## begin Provided entries

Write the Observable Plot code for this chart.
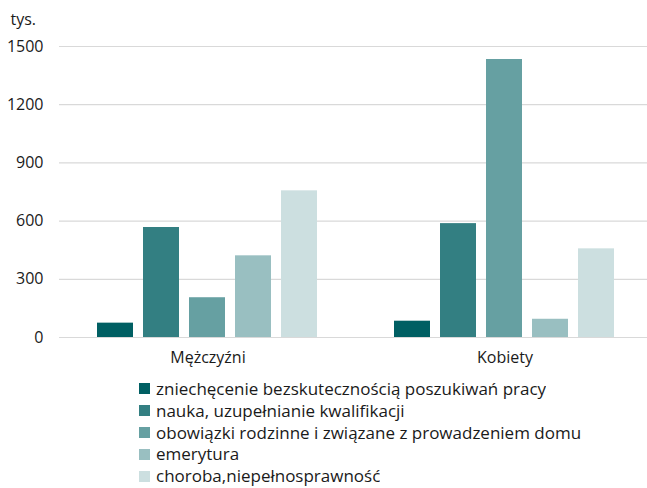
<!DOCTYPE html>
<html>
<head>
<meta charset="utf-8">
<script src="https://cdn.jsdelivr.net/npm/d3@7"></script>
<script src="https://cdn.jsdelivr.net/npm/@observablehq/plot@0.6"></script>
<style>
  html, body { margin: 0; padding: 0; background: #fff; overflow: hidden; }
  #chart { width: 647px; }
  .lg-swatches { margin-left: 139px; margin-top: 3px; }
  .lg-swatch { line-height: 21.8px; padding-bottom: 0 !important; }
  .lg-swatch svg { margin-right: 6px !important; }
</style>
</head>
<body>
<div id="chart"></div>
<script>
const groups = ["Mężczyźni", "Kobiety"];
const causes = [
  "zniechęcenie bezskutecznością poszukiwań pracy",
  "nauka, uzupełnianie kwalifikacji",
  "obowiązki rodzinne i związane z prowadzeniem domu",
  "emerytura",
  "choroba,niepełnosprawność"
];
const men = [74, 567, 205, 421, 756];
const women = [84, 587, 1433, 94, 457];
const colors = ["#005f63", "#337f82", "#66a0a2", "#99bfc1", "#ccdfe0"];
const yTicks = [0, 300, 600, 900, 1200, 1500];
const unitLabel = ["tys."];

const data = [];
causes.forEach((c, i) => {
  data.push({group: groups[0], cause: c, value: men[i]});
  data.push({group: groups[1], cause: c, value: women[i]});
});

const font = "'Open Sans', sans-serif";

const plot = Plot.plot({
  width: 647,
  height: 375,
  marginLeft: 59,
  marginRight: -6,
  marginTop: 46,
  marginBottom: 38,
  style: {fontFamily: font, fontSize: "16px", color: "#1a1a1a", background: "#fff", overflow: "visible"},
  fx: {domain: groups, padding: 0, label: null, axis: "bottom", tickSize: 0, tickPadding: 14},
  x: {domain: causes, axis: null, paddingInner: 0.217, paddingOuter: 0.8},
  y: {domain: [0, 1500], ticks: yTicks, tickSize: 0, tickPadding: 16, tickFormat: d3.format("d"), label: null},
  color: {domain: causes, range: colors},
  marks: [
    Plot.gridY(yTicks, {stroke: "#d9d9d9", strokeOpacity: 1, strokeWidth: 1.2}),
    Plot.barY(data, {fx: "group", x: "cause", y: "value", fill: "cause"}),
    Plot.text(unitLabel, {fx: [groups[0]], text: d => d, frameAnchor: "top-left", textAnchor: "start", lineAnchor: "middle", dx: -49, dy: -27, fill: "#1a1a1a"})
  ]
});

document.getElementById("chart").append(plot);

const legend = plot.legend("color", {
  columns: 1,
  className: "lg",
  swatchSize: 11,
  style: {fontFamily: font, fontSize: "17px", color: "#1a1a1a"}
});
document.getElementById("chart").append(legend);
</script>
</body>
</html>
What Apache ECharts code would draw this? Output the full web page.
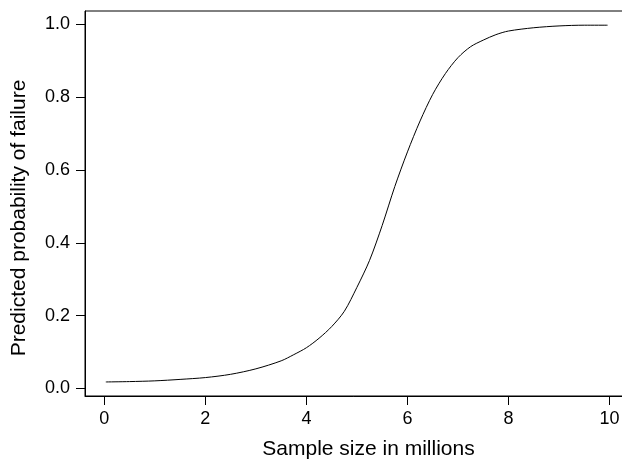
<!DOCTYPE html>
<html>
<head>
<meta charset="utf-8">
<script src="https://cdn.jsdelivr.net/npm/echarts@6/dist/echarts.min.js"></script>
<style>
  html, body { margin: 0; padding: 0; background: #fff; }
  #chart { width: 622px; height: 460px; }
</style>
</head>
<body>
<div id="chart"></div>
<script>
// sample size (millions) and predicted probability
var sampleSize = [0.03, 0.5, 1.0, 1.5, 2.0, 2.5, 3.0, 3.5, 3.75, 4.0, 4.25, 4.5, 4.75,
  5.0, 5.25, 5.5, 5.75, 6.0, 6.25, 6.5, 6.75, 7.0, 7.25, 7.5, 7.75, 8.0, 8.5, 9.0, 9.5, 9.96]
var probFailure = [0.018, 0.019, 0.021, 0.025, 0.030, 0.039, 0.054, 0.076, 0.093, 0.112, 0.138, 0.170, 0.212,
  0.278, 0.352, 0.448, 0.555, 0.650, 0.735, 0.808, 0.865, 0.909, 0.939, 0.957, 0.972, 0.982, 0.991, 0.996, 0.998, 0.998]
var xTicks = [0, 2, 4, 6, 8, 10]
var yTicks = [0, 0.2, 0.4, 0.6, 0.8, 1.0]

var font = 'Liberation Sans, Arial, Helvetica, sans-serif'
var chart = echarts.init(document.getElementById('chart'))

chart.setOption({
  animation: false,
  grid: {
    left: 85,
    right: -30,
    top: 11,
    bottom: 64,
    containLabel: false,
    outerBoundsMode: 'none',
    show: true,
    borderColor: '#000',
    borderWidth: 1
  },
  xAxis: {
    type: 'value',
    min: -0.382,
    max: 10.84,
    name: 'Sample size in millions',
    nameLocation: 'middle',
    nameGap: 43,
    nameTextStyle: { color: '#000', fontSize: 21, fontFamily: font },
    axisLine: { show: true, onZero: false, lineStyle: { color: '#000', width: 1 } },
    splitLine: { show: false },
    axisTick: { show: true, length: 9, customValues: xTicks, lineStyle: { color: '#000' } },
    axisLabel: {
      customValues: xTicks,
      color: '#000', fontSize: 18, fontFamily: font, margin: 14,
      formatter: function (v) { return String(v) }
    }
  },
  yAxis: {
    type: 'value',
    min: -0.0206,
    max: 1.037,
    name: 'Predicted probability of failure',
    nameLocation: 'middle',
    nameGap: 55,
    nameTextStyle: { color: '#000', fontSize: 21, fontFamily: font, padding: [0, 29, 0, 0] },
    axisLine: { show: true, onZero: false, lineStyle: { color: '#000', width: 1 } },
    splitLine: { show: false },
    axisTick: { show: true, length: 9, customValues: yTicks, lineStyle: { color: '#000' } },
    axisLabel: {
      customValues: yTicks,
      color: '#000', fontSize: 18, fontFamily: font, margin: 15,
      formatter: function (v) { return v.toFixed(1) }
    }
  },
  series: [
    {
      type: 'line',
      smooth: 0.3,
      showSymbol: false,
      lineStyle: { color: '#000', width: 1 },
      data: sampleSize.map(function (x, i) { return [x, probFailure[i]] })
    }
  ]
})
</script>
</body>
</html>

## end Provided entries

◆ Description of the task: Write out the full listing verbatim, excluding its pictures.

◆ Answer to this problem:
Write the Observable Plot code for this chart.
<!DOCTYPE html>
<html>
<head>
<meta charset="utf-8">
<script src="https://cdn.jsdelivr.net/npm/d3@7"></script>
<script src="https://cdn.jsdelivr.net/npm/@observablehq/plot@0.6"></script>
<style>
  html, body { margin: 0; padding: 0; background: #fff; overflow: hidden; }
  #chart { width: 647px; }
  .lg-swatches { margin-left: 139px; margin-top: 3px; }
  .lg-swatch { line-height: 21.8px; padding-bottom: 0 !important; }
  .lg-swatch svg { margin-right: 6px !important; }
</style>
</head>
<body>
<div id="chart"></div>
<script>
const groups = ["Mężczyźni", "Kobiety"];
const causes = [
  "zniechęcenie bezskutecznością poszukiwań pracy",
  "nauka, uzupełnianie kwalifikacji",
  "obowiązki rodzinne i związane z prowadzeniem domu",
  "emerytura",
  "choroba,niepełnosprawność"
];
const men = [74, 567, 205, 421, 756];
const women = [84, 587, 1433, 94, 457];
const colors = ["#005f63", "#337f82", "#66a0a2", "#99bfc1", "#ccdfe0"];
const yTicks = [0, 300, 600, 900, 1200, 1500];
const unitLabel = ["tys."];

const data = [];
causes.forEach((c, i) => {
  data.push({group: groups[0], cause: c, value: men[i]});
  data.push({group: groups[1], cause: c, value: women[i]});
});

const font = "'Open Sans', sans-serif";

const plot = Plot.plot({
  width: 647,
  height: 375,
  marginLeft: 59,
  marginRight: -6,
  marginTop: 46,
  marginBottom: 38,
  style: {fontFamily: font, fontSize: "16px", color: "#1a1a1a", background: "#fff", overflow: "visible"},
  fx: {domain: groups, padding: 0, label: null, axis: "bottom", tickSize: 0, tickPadding: 14},
  x: {domain: causes, axis: null, paddingInner: 0.217, paddingOuter: 0.8},
  y: {domain: [0, 1500], ticks: yTicks, tickSize: 0, tickPadding: 16, tickFormat: d3.format("d"), label: null},
  color: {domain: causes, range: colors},
  marks: [
    Plot.gridY(yTicks, {stroke: "#d9d9d9", strokeOpacity: 1, strokeWidth: 1.2}),
    Plot.barY(data, {fx: "group", x: "cause", y: "value", fill: "cause"}),
    Plot.text(unitLabel, {fx: [groups[0]], text: d => d, frameAnchor: "top-left", textAnchor: "start", lineAnchor: "middle", dx: -49, dy: -27, fill: "#1a1a1a"})
  ]
});

document.getElementById("chart").append(plot);

const legend = plot.legend("color", {
  columns: 1,
  className: "lg",
  swatchSize: 11,
  style: {fontFamily: font, fontSize: "17px", color: "#1a1a1a"}
});
document.getElementById("chart").append(legend);
</script>
</body>
</html>
What Apache ECharts code would draw this? Output the full web page.
<!DOCTYPE html>
<html>
<head>
<meta charset="utf-8">
<script src="https://cdn.jsdelivr.net/npm/echarts@6/dist/echarts.min.js"></script>
<style>
  html, body { margin: 0; padding: 0; background: #fff; }
  #chart { width: 622px; height: 460px; }
</style>
</head>
<body>
<div id="chart"></div>
<script>
// sample size (millions) and predicted probability
var sampleSize = [0.03, 0.5, 1.0, 1.5, 2.0, 2.5, 3.0, 3.5, 3.75, 4.0, 4.25, 4.5, 4.75,
  5.0, 5.25, 5.5, 5.75, 6.0, 6.25, 6.5, 6.75, 7.0, 7.25, 7.5, 7.75, 8.0, 8.5, 9.0, 9.5, 9.96]
var probFailure = [0.018, 0.019, 0.021, 0.025, 0.030, 0.039, 0.054, 0.076, 0.093, 0.112, 0.138, 0.170, 0.212,
  0.278, 0.352, 0.448, 0.555, 0.650, 0.735, 0.808, 0.865, 0.909, 0.939, 0.957, 0.972, 0.982, 0.991, 0.996, 0.998, 0.998]
var xTicks = [0, 2, 4, 6, 8, 10]
var yTicks = [0, 0.2, 0.4, 0.6, 0.8, 1.0]

var font = 'Liberation Sans, Arial, Helvetica, sans-serif'
var chart = echarts.init(document.getElementById('chart'))

chart.setOption({
  animation: false,
  grid: {
    left: 85,
    right: -30,
    top: 11,
    bottom: 64,
    containLabel: false,
    outerBoundsMode: 'none',
    show: true,
    borderColor: '#000',
    borderWidth: 1
  },
  xAxis: {
    type: 'value',
    min: -0.382,
    max: 10.84,
    name: 'Sample size in millions',
    nameLocation: 'middle',
    nameGap: 43,
    nameTextStyle: { color: '#000', fontSize: 21, fontFamily: font },
    axisLine: { show: true, onZero: false, lineStyle: { color: '#000', width: 1 } },
    splitLine: { show: false },
    axisTick: { show: true, length: 9, customValues: xTicks, lineStyle: { color: '#000' } },
    axisLabel: {
      customValues: xTicks,
      color: '#000', fontSize: 18, fontFamily: font, margin: 14,
      formatter: function (v) { return String(v) }
    }
  },
  yAxis: {
    type: 'value',
    min: -0.0206,
    max: 1.037,
    name: 'Predicted probability of failure',
    nameLocation: 'middle',
    nameGap: 55,
    nameTextStyle: { color: '#000', fontSize: 21, fontFamily: font, padding: [0, 29, 0, 0] },
    axisLine: { show: true, onZero: false, lineStyle: { color: '#000', width: 1 } },
    splitLine: { show: false },
    axisTick: { show: true, length: 9, customValues: yTicks, lineStyle: { color: '#000' } },
    axisLabel: {
      customValues: yTicks,
      color: '#000', fontSize: 18, fontFamily: font, margin: 15,
      formatter: function (v) { return v.toFixed(1) }
    }
  },
  series: [
    {
      type: 'line',
      smooth: 0.3,
      showSymbol: false,
      lineStyle: { color: '#000', width: 1 },
      data: sampleSize.map(function (x, i) { return [x, probFailure[i]] })
    }
  ]
})
</script>
</body>
</html>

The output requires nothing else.